Em nossos corações ouvia-se o palpitar do cansaço da travessia. Devíamos voltar de barco para outro lado da ilha, mas embarcação não mais havia. O que faremos? Retorno imediato, agora, breve, antes de escurecer? Sim, vamos logo, o caminho é difícil e a chuva... Essa agora apertou!
Passo ligeiro, voltando para pousada, ainda na praia, olha lá, as brumas sobre a floresta até parecem pensamentos. Um momentinho que se passa e a brisa do mar a dissolve foi-se a ligeira névoa. Nesse escasso momento de pouco existir, nessa doce ilusão de vagarosamente pensar, forma-se devaneio em meu pensamento: As brumas vêm e vão, anunciam algo que não vemos, mas, que está, sempre, em plena formação, em constante atividade.

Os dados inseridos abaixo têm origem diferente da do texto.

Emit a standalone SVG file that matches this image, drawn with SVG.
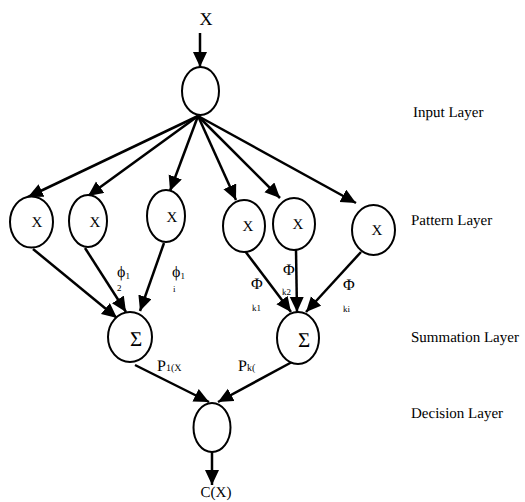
<svg xmlns="http://www.w3.org/2000/svg" width="525" height="502" viewBox="0 0 525 502">
<style>
.n{fill:#fff;stroke:#000;stroke-width:2}
.c{fill:none;stroke:#000;stroke-width:2.5;marker-end:url(#ah)}
text{font-family:"Liberation Serif","Times New Roman",serif;fill:#000;text-rendering:geometricPrecision}
.lbl{font-size:15px}
.nx{font-size:15px;text-anchor:middle}
.sg{font-size:21px;text-anchor:middle}
.ph{font-size:16px}
.sb{font-size:9px}
</style>
<defs>
<marker id="ah" markerUnits="userSpaceOnUse" markerWidth="16" markerHeight="15" refX="15" refY="7" orient="auto">
<path d="M0,0 L15,7 L0,14 z" fill="#000"/>
</marker>
</defs>
<g id="connectors">
<line class="c" x1="200" y1="33" x2="200" y2="67"/>
<line class="c" x1="198" y1="116" x2="28" y2="197"/>
<line class="c" x1="198" y1="116" x2="88" y2="196"/>
<line class="c" x1="198" y1="116" x2="170" y2="191"/>
<line class="c" x1="198" y1="116" x2="236" y2="200"/>
<line class="c" x1="198" y1="116" x2="280" y2="198"/>
<line class="c" x1="198" y1="116" x2="356" y2="203"/>
<line class="c" x1="33" y1="249" x2="117" y2="318"/>
<line class="c" x1="85" y1="248" x2="126" y2="312"/>
<line class="c" x1="164" y1="243" x2="140" y2="311"/>
<line class="c" x1="245" y1="251" x2="291" y2="312"/>
<line class="c" x1="296" y1="250" x2="297" y2="312"/>
<line class="c" x1="361" y1="252" x2="306" y2="312"/>
<line class="c" x1="135" y1="365" x2="209" y2="402"/>
<line class="c" x1="292" y1="362" x2="218" y2="402"/>
<line class="c" x1="212" y1="452" x2="212" y2="485"/>
</g>
<g id="input-x"><text x="206" y="25" font-size="18" text-anchor="middle">X</text></g>
<g id="input"><ellipse class="n" cx="200.5" cy="91" rx="18.5" ry="24"/></g>
<g id="p1"><ellipse class="n" cx="31.5" cy="222" rx="21.5" ry="25.5"/><text class="nx" x="37" y="227">X</text></g>
<g id="p2"><ellipse class="n" cx="88" cy="221" rx="19" ry="26"/><text class="nx" x="95" y="227">X</text></g>
<g id="p3"><ellipse class="n" cx="166" cy="216" rx="19" ry="26"/><text class="nx" x="172" y="222">X</text></g>
<g id="p4"><ellipse class="n" cx="244" cy="226" rx="21" ry="26"/><text class="nx" x="248" y="231">X</text></g>
<g id="p5"><ellipse class="n" cx="294" cy="224" rx="21" ry="26"/><text class="nx" x="298" y="229">X</text></g>
<g id="p6"><ellipse class="n" cx="373.5" cy="230" rx="21.5" ry="25"/><text class="nx" x="377" y="235">X</text></g>
<g id="s1"><ellipse class="n" cx="130" cy="337" rx="22" ry="25"/><text class="sg" x="136" y="346">Σ</text></g>
<g id="s2"><ellipse class="n" cx="298" cy="338" rx="21" ry="26"/><text class="sg" x="304" y="347">Σ</text></g>
<g id="decision"><ellipse class="n" cx="212" cy="427.5" rx="18.5" ry="24.5"/></g>
<g id="output"><text x="216" y="497" font-size="15" text-anchor="middle">C(X)</text></g>
<g id="weights">
<text class="ph" x="117" y="277">ϕ<tspan class="sb" dy="2">1</tspan></text>
<text class="sb" x="117" y="291">2</text>
<text class="ph" x="172" y="277">ϕ<tspan class="sb" dy="2">1</tspan></text>
<text class="sb" x="173" y="292">i</text>
<text class="ph" x="251" y="289">Φ</text>
<text class="sb" x="252" y="311">k1</text>
<text class="ph" x="283" y="275">Φ</text>
<text class="sb" x="282" y="295">k2</text>
<text class="ph" x="343" y="290">Φ</text>
<text class="sb" x="343" y="312">ki</text>
<text x="157" y="371" font-size="16">P<tspan font-size="10">1(X</tspan></text>
<text x="238" y="371" font-size="16">P<tspan font-size="10">k(</tspan></text>
</g>
<g id="layers">
<text class="lbl" x="413" y="117">Input Layer</text>
<text class="lbl" x="411" y="225">Pattern Layer</text>
<text class="lbl" x="411" y="342">Summation Layer</text>
<text class="lbl" x="411" y="418">Decision Layer</text>
</g>
</svg>
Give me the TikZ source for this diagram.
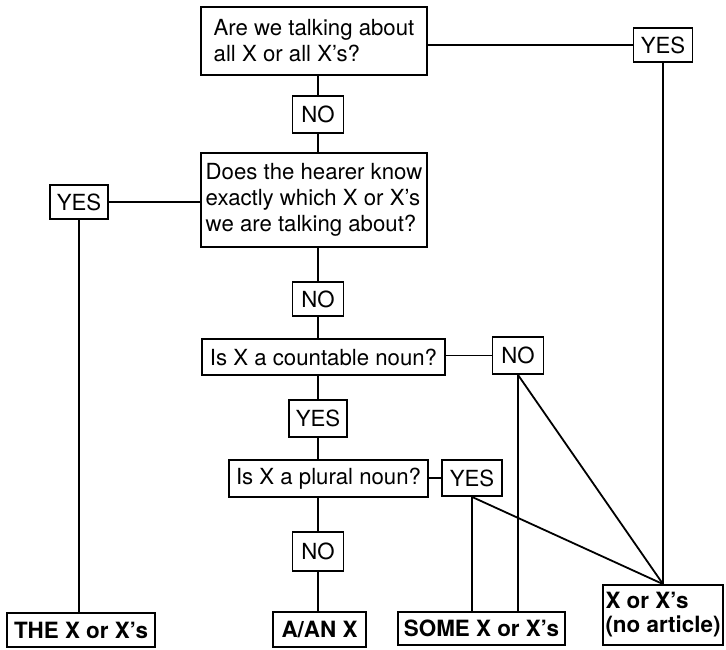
\documentclass[tikz,border=0pt]{standalone}
\usepackage{fontspec}
\setmainfont{TeX Gyre Heros}
\begin{document}
\begin{tikzpicture}[x=1pt,y=-1pt,
  box/.style={draw, line width=1.8pt, inner sep=0pt, align=center,
    font=\fontsize{22.2}{26}\selectfont},
  ans/.style={box, font=\bfseries\fontsize{22.4}{24}\selectfont},
  conn/.style={line width=1.8pt}]
\useasboundingbox (0,0) rectangle (726,650);
% questions
\node[box, minimum width=226, minimum height=68, align=left] (q1) at (314,41)
  {Are we talking about\\all X or all X’s?};
\node[box, minimum width=226, minimum height=94, align=left] (q2) at (314,200)
  {Does the hearer know\\exactly which X or X’s\\we are talking about?};
\node[box, minimum width=243, minimum height=36] (q3) at (323.5,357) {Is X a countable noun?};
\node[box, minimum width=199, minimum height=37] (q4) at (328.5,478.5) {Is X a plural noun?};
% answers yes/no
\node[box, minimum width=51, minimum height=37] (no1) at (318,114.5) {NO};
\node[box, minimum width=59, minimum height=34] (yesR) at (663,45) {YES};
\node[box, minimum width=58, minimum height=34] (yesL) at (79,202) {YES};
\node[box, minimum width=51, minimum height=34] (no2) at (318,299) {NO};
\node[box, minimum width=51, minimum height=37] (no3) at (518,355.5) {NO};
\node[box, minimum width=58, minimum height=37] (yes3) at (318,418.5) {YES};
\node[box, minimum width=60, minimum height=36] (yes4) at (472,478) {YES};
\node[box, minimum width=51, minimum height=39] (no4) at (318,551.5) {NO};
% results
\node[ans, minimum width=148, minimum height=34] (the) at (81,630) {THE X or X’s};
\node[ans, minimum width=93, minimum height=35] (aan) at (319.5,629.5) {A/AN X};
\node[ans, minimum width=167, minimum height=33] (some) at (481.5,628.5) {SOME X or X’s};
\node[ans, minimum width=120, minimum height=60, align=left] (xx) at (663,615)
  {X or X’s\\(no article)};
% connectors
\draw[conn] (yesR.west) -- (yesR.west -| q1.east);
\draw[conn] (yesR.south) -- (xx.north);
\draw[conn] (no1.north) -- (no1.north |- q1.south);
\draw[conn] (no1.south) -- (no1.south |- q2.north);
\draw[conn] (yesL.east) -- (yesL.east -| q2.west);
\draw[conn] (yesL.south) -- (yesL.south |- the.north);
\draw[conn] (no2.north) -- (no2.north |- q2.south);
\draw[conn] (no2.south) -- (no2.south |- q3.north);
\draw[conn] (no3.west) -- (no3.west -| q3.east);
\draw[conn] (yes3.north) -- (yes3.north |- q3.south);
\draw[conn] (yes3.south) -- (yes3.south |- q4.north);
\draw[conn] (yes4.west) -- (yes4.west -| q4.east);
\draw[conn] (no4.north) -- (no4.north |- q4.south);
\draw[conn] (no4.south) -- (no4.south |- aan.north);
\draw[conn] (no3.south) -- (no3.south |- some.north);
\draw[conn] (no3.south) -- (xx.north);
\draw[conn] (yes4.south) -- (yes4.south |- some.north);
\draw[conn] (yes4.south) -- (xx.north);
\end{tikzpicture}
\end{document}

Olho do lado e vejo minha existência dissolver-se, revelar-me algo que ainda era nebuloso, me dirigindo para dentro, perdendo as mascaras, engolindo o reflexo. Não me vejo mais, não como “eu”, sou só dissolução, sou só palavra-alma, conteúdo sem limite, sem forma estabelecida. Nesse breve instante, aquele de intuição, de flash, esse devaneio me aparece, como que bruma, escorrego sobre esse mistério, desfazendo-me, diluindo-me e transformando-me novamente em alguma outra substancia, em simples fórmula de natureza.
Logo se volta ao corpo, essa condição insustentável de existir.